**Directions for this task:** Take every line from the first down to the line with "80, 85, 90]" and set it down exactly, without the pictures.

**Stored data:**

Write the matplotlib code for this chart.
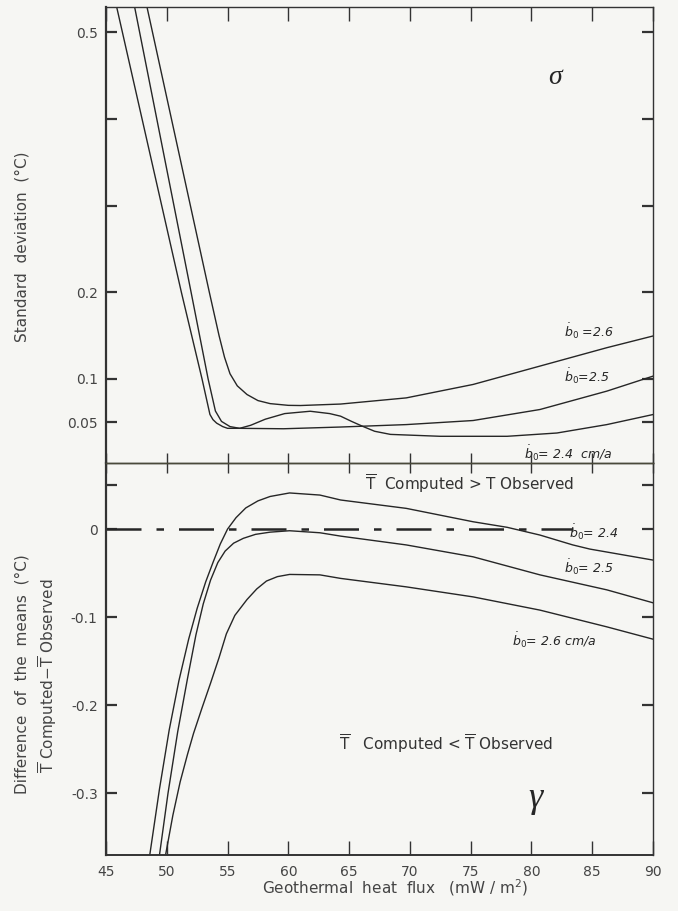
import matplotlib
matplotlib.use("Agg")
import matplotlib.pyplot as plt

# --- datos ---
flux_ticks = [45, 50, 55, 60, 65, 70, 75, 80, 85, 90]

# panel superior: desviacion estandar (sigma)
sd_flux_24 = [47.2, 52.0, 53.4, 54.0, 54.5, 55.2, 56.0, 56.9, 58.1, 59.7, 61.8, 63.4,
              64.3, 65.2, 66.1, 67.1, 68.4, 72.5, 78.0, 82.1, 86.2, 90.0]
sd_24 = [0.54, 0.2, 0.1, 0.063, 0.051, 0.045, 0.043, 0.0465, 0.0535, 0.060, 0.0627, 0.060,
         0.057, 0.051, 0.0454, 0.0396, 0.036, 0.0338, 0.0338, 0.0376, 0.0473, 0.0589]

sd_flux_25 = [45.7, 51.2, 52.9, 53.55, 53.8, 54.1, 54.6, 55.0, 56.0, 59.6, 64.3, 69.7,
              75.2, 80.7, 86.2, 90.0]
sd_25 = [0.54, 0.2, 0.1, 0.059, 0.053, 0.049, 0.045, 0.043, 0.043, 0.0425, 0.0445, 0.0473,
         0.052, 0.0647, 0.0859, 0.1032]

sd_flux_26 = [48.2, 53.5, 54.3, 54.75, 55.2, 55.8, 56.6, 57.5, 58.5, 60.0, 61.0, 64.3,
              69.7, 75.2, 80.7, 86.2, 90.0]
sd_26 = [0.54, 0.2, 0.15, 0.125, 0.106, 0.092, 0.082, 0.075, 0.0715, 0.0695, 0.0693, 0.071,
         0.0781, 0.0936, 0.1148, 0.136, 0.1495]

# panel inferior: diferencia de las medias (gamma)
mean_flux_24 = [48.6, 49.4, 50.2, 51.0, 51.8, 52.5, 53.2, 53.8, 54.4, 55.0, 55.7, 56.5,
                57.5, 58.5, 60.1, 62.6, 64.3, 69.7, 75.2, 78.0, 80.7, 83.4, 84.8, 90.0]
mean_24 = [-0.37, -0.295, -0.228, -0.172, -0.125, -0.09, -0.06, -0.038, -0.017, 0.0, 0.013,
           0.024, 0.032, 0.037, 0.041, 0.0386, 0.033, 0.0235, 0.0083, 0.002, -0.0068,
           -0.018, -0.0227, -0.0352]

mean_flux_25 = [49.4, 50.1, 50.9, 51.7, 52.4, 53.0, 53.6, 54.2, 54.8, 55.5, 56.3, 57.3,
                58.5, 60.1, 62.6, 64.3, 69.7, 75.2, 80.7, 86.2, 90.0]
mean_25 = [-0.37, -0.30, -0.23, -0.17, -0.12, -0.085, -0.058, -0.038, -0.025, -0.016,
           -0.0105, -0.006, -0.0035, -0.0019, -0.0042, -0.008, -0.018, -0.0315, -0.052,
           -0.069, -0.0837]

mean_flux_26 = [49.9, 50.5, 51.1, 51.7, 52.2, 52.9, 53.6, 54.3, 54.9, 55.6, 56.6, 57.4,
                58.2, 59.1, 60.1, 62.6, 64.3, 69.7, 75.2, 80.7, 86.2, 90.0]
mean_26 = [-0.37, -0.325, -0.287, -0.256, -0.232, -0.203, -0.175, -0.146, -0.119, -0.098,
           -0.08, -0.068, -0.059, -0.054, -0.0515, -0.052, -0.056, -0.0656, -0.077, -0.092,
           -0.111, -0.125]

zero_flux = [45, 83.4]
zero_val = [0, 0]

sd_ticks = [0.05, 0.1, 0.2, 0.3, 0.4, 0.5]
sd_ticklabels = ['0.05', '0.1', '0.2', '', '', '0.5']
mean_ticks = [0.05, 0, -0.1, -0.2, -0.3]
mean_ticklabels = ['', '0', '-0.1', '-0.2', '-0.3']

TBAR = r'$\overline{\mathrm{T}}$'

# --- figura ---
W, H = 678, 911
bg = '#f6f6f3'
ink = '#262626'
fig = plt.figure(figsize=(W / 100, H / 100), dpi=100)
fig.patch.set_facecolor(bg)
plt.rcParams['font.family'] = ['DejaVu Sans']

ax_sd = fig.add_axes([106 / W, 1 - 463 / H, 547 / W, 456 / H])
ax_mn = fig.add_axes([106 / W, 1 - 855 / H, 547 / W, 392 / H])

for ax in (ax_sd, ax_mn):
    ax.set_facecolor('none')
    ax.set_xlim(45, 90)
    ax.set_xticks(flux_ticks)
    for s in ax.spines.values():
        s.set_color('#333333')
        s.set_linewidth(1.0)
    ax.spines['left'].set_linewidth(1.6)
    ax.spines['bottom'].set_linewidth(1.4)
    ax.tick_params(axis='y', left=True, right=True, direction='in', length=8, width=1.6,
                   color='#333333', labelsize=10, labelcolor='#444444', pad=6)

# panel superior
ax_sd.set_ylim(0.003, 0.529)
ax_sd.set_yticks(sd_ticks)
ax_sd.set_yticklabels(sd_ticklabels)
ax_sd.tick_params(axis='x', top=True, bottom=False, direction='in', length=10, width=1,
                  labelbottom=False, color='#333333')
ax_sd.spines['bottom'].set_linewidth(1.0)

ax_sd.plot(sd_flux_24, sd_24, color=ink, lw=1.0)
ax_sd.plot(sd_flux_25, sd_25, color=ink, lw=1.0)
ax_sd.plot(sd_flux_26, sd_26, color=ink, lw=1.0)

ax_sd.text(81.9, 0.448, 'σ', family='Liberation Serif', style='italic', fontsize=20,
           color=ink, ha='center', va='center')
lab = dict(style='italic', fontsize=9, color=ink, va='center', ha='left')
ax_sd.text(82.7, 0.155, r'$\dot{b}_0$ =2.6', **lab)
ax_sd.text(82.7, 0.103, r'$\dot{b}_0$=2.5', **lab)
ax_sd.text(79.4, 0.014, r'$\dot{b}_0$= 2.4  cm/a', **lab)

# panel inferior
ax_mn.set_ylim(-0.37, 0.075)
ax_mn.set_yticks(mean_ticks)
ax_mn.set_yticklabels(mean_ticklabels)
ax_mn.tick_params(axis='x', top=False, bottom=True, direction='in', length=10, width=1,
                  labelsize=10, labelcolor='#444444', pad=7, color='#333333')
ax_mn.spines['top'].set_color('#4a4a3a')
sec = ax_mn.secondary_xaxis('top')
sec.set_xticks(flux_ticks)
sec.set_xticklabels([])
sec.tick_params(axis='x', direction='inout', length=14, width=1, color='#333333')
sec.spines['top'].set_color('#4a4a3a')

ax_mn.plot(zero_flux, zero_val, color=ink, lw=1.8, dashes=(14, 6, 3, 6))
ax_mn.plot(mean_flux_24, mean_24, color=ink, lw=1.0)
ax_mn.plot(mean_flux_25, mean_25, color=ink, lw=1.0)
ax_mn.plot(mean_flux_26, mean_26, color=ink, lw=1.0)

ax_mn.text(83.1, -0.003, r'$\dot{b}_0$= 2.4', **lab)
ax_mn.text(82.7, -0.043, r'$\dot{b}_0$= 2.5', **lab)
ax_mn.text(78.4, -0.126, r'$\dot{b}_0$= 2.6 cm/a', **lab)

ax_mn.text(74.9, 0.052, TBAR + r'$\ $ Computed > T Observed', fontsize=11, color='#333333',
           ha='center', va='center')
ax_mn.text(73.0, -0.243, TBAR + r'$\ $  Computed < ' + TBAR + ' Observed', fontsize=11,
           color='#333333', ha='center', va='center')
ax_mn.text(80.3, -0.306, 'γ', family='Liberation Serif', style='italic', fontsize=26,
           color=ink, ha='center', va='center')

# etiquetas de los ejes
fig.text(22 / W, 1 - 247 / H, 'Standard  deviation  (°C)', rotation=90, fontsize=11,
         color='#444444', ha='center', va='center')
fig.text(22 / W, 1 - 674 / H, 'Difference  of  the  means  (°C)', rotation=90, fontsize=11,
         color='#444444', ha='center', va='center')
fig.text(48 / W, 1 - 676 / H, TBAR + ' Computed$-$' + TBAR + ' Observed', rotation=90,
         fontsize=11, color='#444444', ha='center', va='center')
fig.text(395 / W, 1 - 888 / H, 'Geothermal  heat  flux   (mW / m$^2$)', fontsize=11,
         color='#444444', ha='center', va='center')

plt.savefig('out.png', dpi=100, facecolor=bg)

**Answer in full:**
Write the matplotlib code for this chart.
import matplotlib
matplotlib.use("Agg")
import matplotlib.pyplot as plt

# --- datos ---
flux_ticks = [45, 50, 55, 60, 65, 70, 75, 80, 85, 90]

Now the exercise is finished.